Mindy Kaling plays Molly as naive and unsure of herself and it works pretty well. The issue is with the script (written by Kaling) and its hesitance to really explore the social topics with which the movie flirts. The idea of Molly being a “diversity hire” in an all-male writers’ room is used as tension building for her and her coworkers early on but there’s no real release valve for it. Maybe that’s the intention, but like most other plot threads in the movie, it just feels undercooked. There’s also a sense of laziness in the way the movie establishes her background and the fish out of water aspect to her character. We’re told about her previous job, her lack of experience, and her living situation. But it doesn’t serve any real purpose or play into her character growth in any way other than sporadic plot-driven moments.

Ike Barinholtz’s character represents the young comedian threat to Katherine’s career. However, as much as I like Barinholtz as a performer, he’s given very little screen time and not a lot to work with. There’s a strong scene where he and Katherine engage in a sort of verbal power struggle that works great. But other than that one moment, Barinholtz feels a bit tossed aside.
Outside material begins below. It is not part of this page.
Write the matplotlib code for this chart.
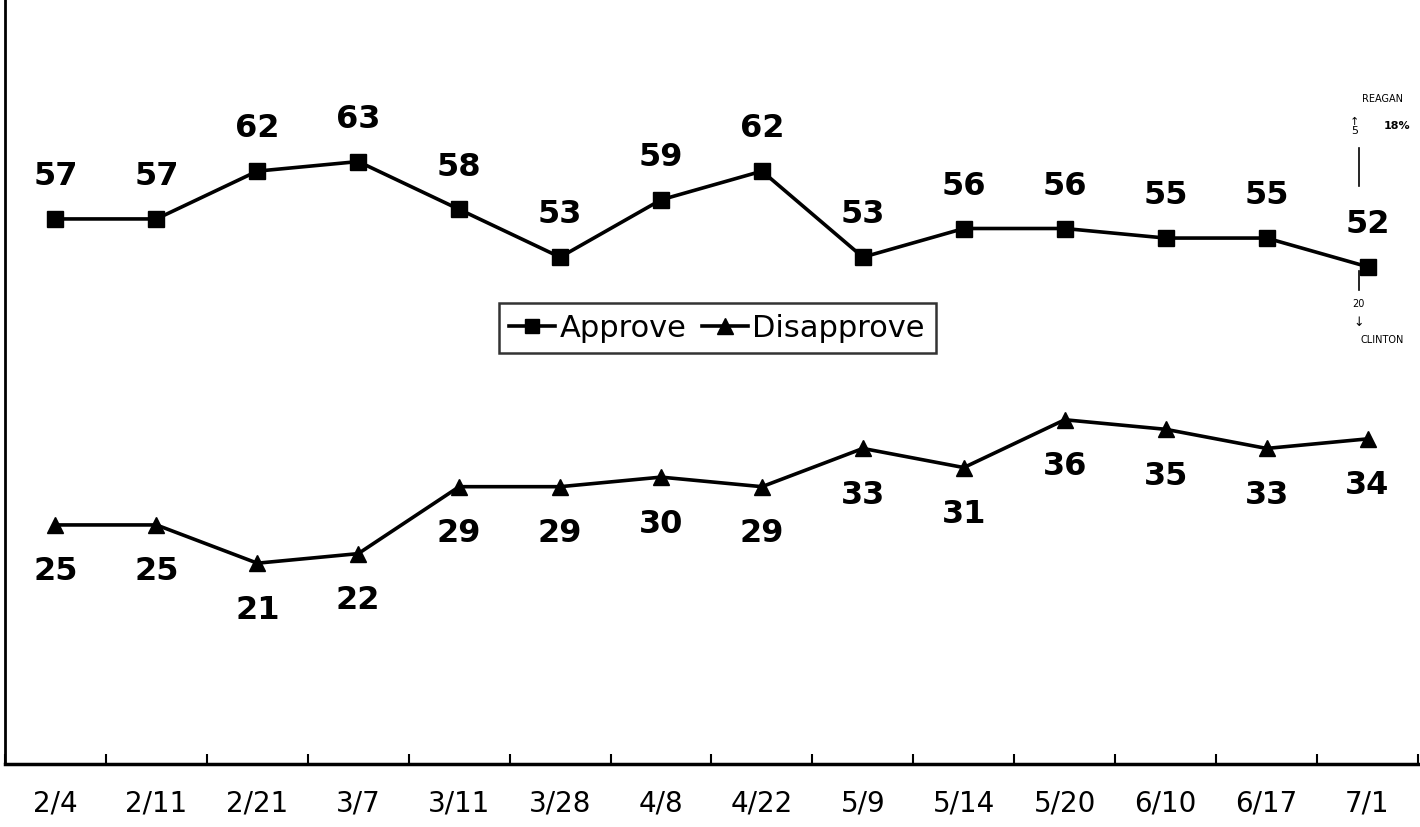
import matplotlib
matplotlib.use("Agg")
import matplotlib.pyplot as plt
from matplotlib.lines import Line2D

dates = ["2/4", "2/11", "2/21", "3/7", "3/11", "3/28", "4/8", "4/22",
         "5/9", "5/14", "5/20", "6/10", "6/17", "7/1"]
approve = [57, 57, 62, 63, 58, 53, 59, 62, 53, 56, 56, 55, 55, 52]
disapprove = [25, 25, 21, 22, 29, 29, 30, 29, 33, 31, 36, 35, 33, 34]

fig = plt.figure(figsize=(14.2, 8.28), dpi=100)
ax = fig.add_axes([5 / 1420, 63 / 828, 1413 / 1420, 765 / 828])

x = list(range(len(dates)))
ax.plot(x, approve, color="black", lw=2.6, marker="s", ms=11, zorder=3)
ax.plot(x, disapprove, color="black", lw=2.6, marker="^", ms=12, zorder=3)

for xi, v in zip(x, approve):
    ax.annotate(str(v), (xi, v), xytext=(0, 20), textcoords="offset points",
                ha="center", va="bottom", fontsize=23, fontweight="bold")
for xi, v in zip(x, disapprove):
    ax.annotate(str(v), (xi, v), xytext=(0, -22), textcoords="offset points",
                ha="center", va="top", fontsize=23, fontweight="bold")

ax.set_xlim(-0.5, len(dates) - 0.5)
ax.set_ylim(0, 80)
ax.set_xticks(x)
ax.set_xticklabels(dates, fontsize=20)
ax.set_xticks([i - 0.5 for i in range(len(dates) + 1)], minor=True)
ax.tick_params(axis="x", which="major", length=0, pad=18)
ax.tick_params(axis="x", which="minor", length=7, width=1.5, direction="in")
ax.set_yticks([])
for s in ["top", "right"]:
    ax.spines[s].set_visible(False)
ax.spines["left"].set_linewidth(2)
ax.spines["bottom"].set_linewidth(2.5)

handles = [Line2D([], [], color="black", lw=2.6, marker="s", ms=10),
           Line2D([], [], color="black", lw=2.6, marker="^", ms=11)]
leg = ax.legend(handles, ["Approve", "Disapprove"], loc="center",
                bbox_to_anchor=(0.504, 0.57), ncol=2, fontsize=22,
                frameon=True, fancybox=False, edgecolor="black",
                handlelength=1.5, handletextpad=0.15, columnspacing=0.5,
                borderpad=0.35)
leg.get_frame().set_linewidth(1.8)

# handwritten notes at right
t = ax.transAxes
ax.text(0.975, 0.87, "REAGAN", transform=t, fontsize=7, ha="center", va="center")
ax.text(0.955, 0.835, "↑\n5", transform=t, fontsize=8, ha="center", va="center", linespacing=0.9)
ax.text(0.985, 0.835, "18%", transform=t, fontsize=8, fontweight="bold", ha="center", va="center")
ax.plot([0.958, 0.958], [0.755, 0.805], transform=t, color="black", lw=1.2)
ax.plot([0.958, 0.958], [0.62, 0.645], transform=t, color="black", lw=1.2)
ax.text(0.958, 0.602, "20", transform=t, fontsize=7, ha="center", va="center")
ax.text(0.958, 0.578, "↓", transform=t, fontsize=9, ha="center", va="center")
ax.text(0.975, 0.555, "CLINTON", transform=t, fontsize=7, ha="center", va="center")

fig.savefig("out.png", dpi=100)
Likewise, one of the more frustrating aspects of Late Night is the way it underuses Amy Ryan’s network president character, Caroline. There’s a wealth of conflict that her character harnesses, but it doesn’t get resolved in anywhere near a satisfactory way. Caroline is the person who is threatening to take Katherine’s show away and yet, the tension of that conflict doesn’t come through.

Instead, the movie uses a public shaming plot line as one of its big dramatic turns. This plot development comes across as a bit disconnected from the “network versus Katherine” plot line and comes across feeling like a poor attempt to make the movie feel more relevant. Unfortunately instead of bringing tension to a boiling point and bringing us into the final act, it slows the story down considerably and leaves us wanting.

Despite these many issues, I did still enjoy Emma Thompson’s performance in Late Night. It’s far from a perfect movie, but Thompson elevated it and with a difficult character that, against all odds, I felt sympathetic toward. I just wish just about everything else in the movie was on her same wavelength.